__Your goal__
Copy the data that follows exactly. Include no pictures.

═════ Supplied data

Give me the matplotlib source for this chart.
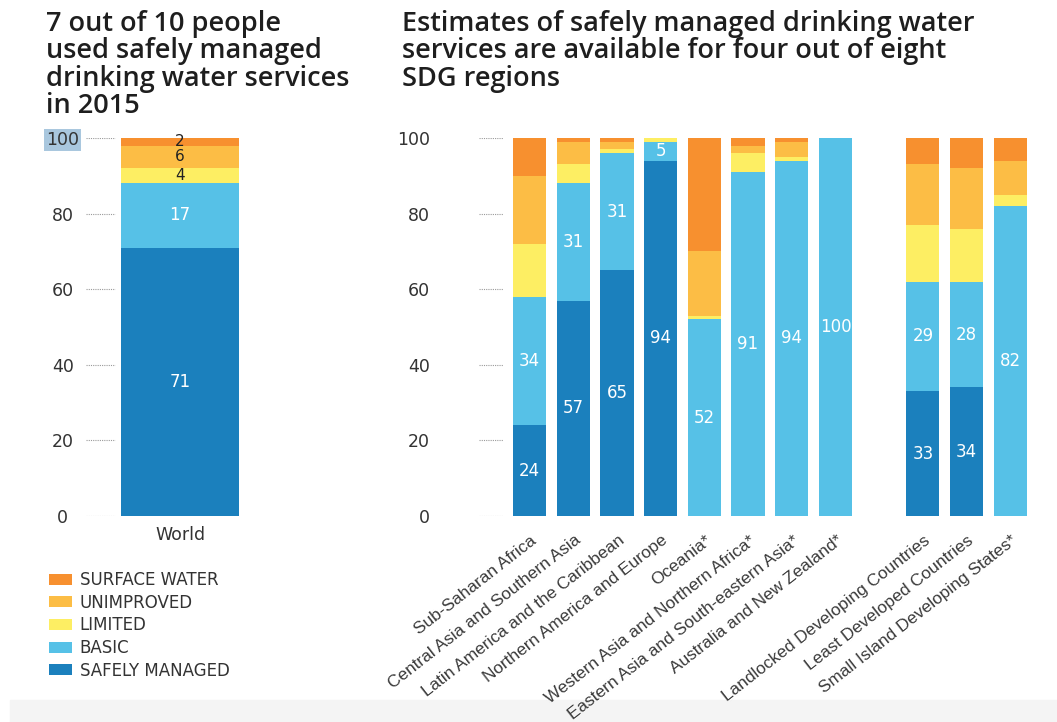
import matplotlib
matplotlib.use("Agg")
import matplotlib.pyplot as plt
import matplotlib.transforms as mtransforms
from matplotlib.patches import Patch, Rectangle

# service levels, bottom to top
levels = ["SAFELY MANAGED", "BASIC", "LIMITED", "UNIMPROVED", "SURFACE WATER"]
colors = ["#1b80bd", "#56c1e7", "#fdee63", "#fcbd45", "#f7902f"]

world_values = [71, 17, 4, 6, 2]

regions = ["Sub-Saharan Africa", "Central Asia and Southern Asia",
           "Latin America and the Caribbean", "Northern America and Europe",
           "Oceania*", "Western Asia and Northern Africa*",
           "Eastern Asia and South-eastern Asia*", "Australia and New Zealand*",
           "Landlocked Developing Countries", "Least Developed Countries",
           "Small Island Developing States*"]
region_pos = [0, 1, 2, 3, 4, 5, 6, 7, 9, 10, 11]
safely = [24, 57, 65, 94, 0, 0, 0, 0, 33, 34, 0]
basic = [34, 31, 31, 5, 52, 91, 94, 100, 29, 28, 82]
limited = [14, 5, 1, 1, 1, 5, 1, 0, 15, 14, 3]
unimproved = [18, 6, 2, 0, 17, 2, 4, 0, 16, 16, 9]
surface = [10, 1, 1, 0, 30, 2, 1, 0, 7, 8, 6]

yticks = [0, 20, 40, 60, 80, 100]

W, H = 1057, 722
fig = plt.figure(figsize=(W / 100, H / 100), dpi=100)
plt.rcParams['font.family'] = ['DejaVu Sans']


def px_axes(left, top, right, bottom):
    return fig.add_axes([left / W, 1 - bottom / H, (right - left) / W, (bottom - top) / H])


def style_axes(ax, pad, tick_x1):
    for s in ax.spines.values():
        s.set_visible(False)
    ax.set_ylim(0, 100)
    ax.set_yticks(yticks)
    ax.tick_params(axis='y', length=0, pad=pad, labelsize=12.5, labelcolor='#333333')
    ax.tick_params(axis='x', length=0)
    ax.hlines(yticks, 0.005, tick_x1, transform=ax.get_yaxis_transform(),
              colors='#9a9a9a', linestyles=(0, (1, 1)), lw=0.8)


# grey strip at the bottom of the screenshot
fig.patches.append(Rectangle((10 / W, 0), 1, 22 / H, transform=fig.transFigure,
                             color='#f4f4f4', zorder=-1))

# ---- left panel: world
ax1 = px_axes(85, 138, 250, 516)
style_axes(ax1, 16, 0.18)
for lab in ax1.get_yticklabels():
    lab.set_horizontalalignment('center')
bottom = 0
for i, lvl in enumerate(levels):
    v = world_values[i]
    bars = ax1.bar([0], [v], bottom=bottom, width=1.0, color=colors[i])
    if i < 2:
        ax1.bar_label(bars, labels=[str(v)], label_type='center', color='white', fontsize=12)
    else:
        ax1.bar_label(bars, labels=[str(v)], label_type='center', color='#222222', fontsize=11)
    bottom += v
ax1.set_xlim(-0.805, 0.593)
ax1.set_xticks([0])
ax1.set_xticklabels(["World"], fontsize=12.5, color='#333333')
ax1.tick_params(axis='x', pad=7)
ax1.get_yticklabels()[-1].set_bbox(dict(facecolor='#a9c7de', edgecolor='none', pad=1.5))

# ---- right panel: regions
ax2 = px_axes(476, 138, 1040, 516)
style_axes(ax2, 33, 0.048)
series = [safely, basic, limited, unimproved, surface]
base = [0] * len(regions)
for i, vals in enumerate(series):
    bars = ax2.bar(region_pos, vals, bottom=base, width=0.76, color=colors[i])
    if i < 2:
        labs = [str(v) if v > 0 else "" for v in vals]
        ax2.bar_label(bars, labels=labs, label_type='center', color='white', fontsize=12)
    base = [b + v for b, v in zip(base, vals)]
ax2.set_xlim(-1.224, 11.68)
ax2.set_xticks(region_pos)
ax2.set_xticklabels(regions, rotation=38, ha='right', fontsize=12.4,
                    color='#3a3a3a', family='Liberation Sans')
ax2.tick_params(axis='x', pad=12)
shift = mtransforms.ScaledTranslation(10 / 100, 0, fig.dpi_scale_trans)
for lab in ax2.get_xticklabels():
    lab.set_transform(lab.get_transform() + shift)

# ---- titles
title_kw = dict(va='top', ha='left', fontsize=19.5, linespacing=0.97, color='#1e1e1e',
                family='Open Sans', fontweight='semibold')
fig.text(46 / W, 1 - 10 / H,
         "7 out of 10 people\nused safely managed\ndrinking water services\nin 2015", **title_kw)
fig.text(402 / W, 1 - 10 / H,
         "Estimates of safely managed drinking water\nservices are available for four out of eight\nSDG regions",
         **title_kw)

# ---- legend
handles = [Patch(facecolor=colors[i], edgecolor='none') for i in range(len(levels) - 1, -1, -1)]
labels = [levels[i] for i in range(len(levels) - 1, -1, -1)]
fig.legend(handles, labels, loc='upper left', bbox_to_anchor=(34 / W, 1 - 556 / H),
           frameon=False, fontsize=12, handlelength=1.35, handleheight=0.65,
           handletextpad=0.5, labelspacing=0.28, labelcolor='#333333')

fig.savefig("out.png", dpi=100)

══════════

__Written response__
Give me the matplotlib source for this chart.
import matplotlib
matplotlib.use("Agg")
import matplotlib.pyplot as plt
import matplotlib.transforms as mtransforms
from matplotlib.patches import Patch, Rectangle

# service levels, bottom to top
levels = ["SAFELY MANAGED", "BASIC", "LIMITED", "UNIMPROVED", "SURFACE WATER"]
colors = ["#1b80bd", "#56c1e7", "#fdee63", "#fcbd45", "#f7902f"]

world_values = [71, 17, 4, 6, 2]

regions = ["Sub-Saharan Africa", "Central Asia and Southern Asia",
           "Latin America and the Caribbean", "Northern America and Europe",
           "Oceania*", "Western Asia and Northern Africa*",
           "Eastern Asia and South-eastern Asia*", "Australia and New Zealand*",
           "Landlocked Developing Countries", "Least Developed Countries",
           "Small Island Developing States*"]
region_pos = [0, 1, 2, 3, 4, 5, 6, 7, 9, 10, 11]
safely = [24, 57, 65, 94, 0, 0, 0, 0, 33, 34, 0]
basic = [34, 31, 31, 5, 52, 91, 94, 100, 29, 28, 82]
limited = [14, 5, 1, 1, 1, 5, 1, 0, 15, 14, 3]
unimproved = [18, 6, 2, 0, 17, 2, 4, 0, 16, 16, 9]
surface = [10, 1, 1, 0, 30, 2, 1, 0, 7, 8, 6]

yticks = [0, 20, 40, 60, 80, 100]

W, H = 1057, 722
fig = plt.figure(figsize=(W / 100, H / 100), dpi=100)
plt.rcParams['font.family'] = ['DejaVu Sans']


def px_axes(left, top, right, bottom):
    return fig.add_axes([left / W, 1 - bottom / H, (right - left) / W, (bottom - top) / H])


def style_axes(ax, pad, tick_x1):
    for s in ax.spines.values():
        s.set_visible(False)
    ax.set_ylim(0, 100)
    ax.set_yticks(yticks)
    ax.tick_params(axis='y', length=0, pad=pad, labelsize=12.5, labelcolor='#333333')
    ax.tick_params(axis='x', length=0)
    ax.hlines(yticks, 0.005, tick_x1, transform=ax.get_yaxis_transform(),
              colors='#9a9a9a', linestyles=(0, (1, 1)), lw=0.8)


# grey strip at the bottom of the screenshot
fig.patches.append(Rectangle((10 / W, 0), 1, 22 / H, transform=fig.transFigure,
                             color='#f4f4f4', zorder=-1))

# ---- left panel: world
ax1 = px_axes(85, 138, 250, 516)
style_axes(ax1, 16, 0.18)
for lab in ax1.get_yticklabels():
    lab.set_horizontalalignment('center')
bottom = 0
for i, lvl in enumerate(levels):
    v = world_values[i]
    bars = ax1.bar([0], [v], bottom=bottom, width=1.0, color=colors[i])
    if i < 2:
        ax1.bar_label(bars, labels=[str(v)], label_type='center', color='white', fontsize=12)
    else:
        ax1.bar_label(bars, labels=[str(v)], label_type='center', color='#222222', fontsize=11)
    bottom += v
ax1.set_xlim(-0.805, 0.593)
ax1.set_xticks([0])
ax1.set_xticklabels(["World"], fontsize=12.5, color='#333333')
ax1.tick_params(axis='x', pad=7)
ax1.get_yticklabels()[-1].set_bbox(dict(facecolor='#a9c7de', edgecolor='none', pad=1.5))

# ---- right panel: regions
ax2 = px_axes(476, 138, 1040, 516)
style_axes(ax2, 33, 0.048)
series = [safely, basic, limited, unimproved, surface]
base = [0] * len(regions)
for i, vals in enumerate(series):
    bars = ax2.bar(region_pos, vals, bottom=base, width=0.76, color=colors[i])
    if i < 2:
        labs = [str(v) if v > 0 else "" for v in vals]
        ax2.bar_label(bars, labels=labs, label_type='center', color='white', fontsize=12)
    base = [b + v for b, v in zip(base, vals)]
ax2.set_xlim(-1.224, 11.68)
ax2.set_xticks(region_pos)
ax2.set_xticklabels(regions, rotation=38, ha='right', fontsize=12.4,
                    color='#3a3a3a', family='Liberation Sans')
ax2.tick_params(axis='x', pad=12)
shift = mtransforms.ScaledTranslation(10 / 100, 0, fig.dpi_scale_trans)
for lab in ax2.get_xticklabels():
    lab.set_transform(lab.get_transform() + shift)

# ---- titles
title_kw = dict(va='top', ha='left', fontsize=19.5, linespacing=0.97, color='#1e1e1e',
                family='Open Sans', fontweight='semibold')
fig.text(46 / W, 1 - 10 / H,
         "7 out of 10 people\nused safely managed\ndrinking water services\nin 2015", **title_kw)
fig.text(402 / W, 1 - 10 / H,
         "Estimates of safely managed drinking water\nservices are available for four out of eight\nSDG regions",
         **title_kw)

# ---- legend
handles = [Patch(facecolor=colors[i], edgecolor='none') for i in range(len(levels) - 1, -1, -1)]
labels = [levels[i] for i in range(len(levels) - 1, -1, -1)]
fig.legend(handles, labels, loc='upper left', bbox_to_anchor=(34 / W, 1 - 556 / H),
           frameon=False, fontsize=12, handlelength=1.35, handleheight=0.65,
           handletextpad=0.5, labelspacing=0.28, labelcolor='#333333')

fig.savefig("out.png", dpi=100)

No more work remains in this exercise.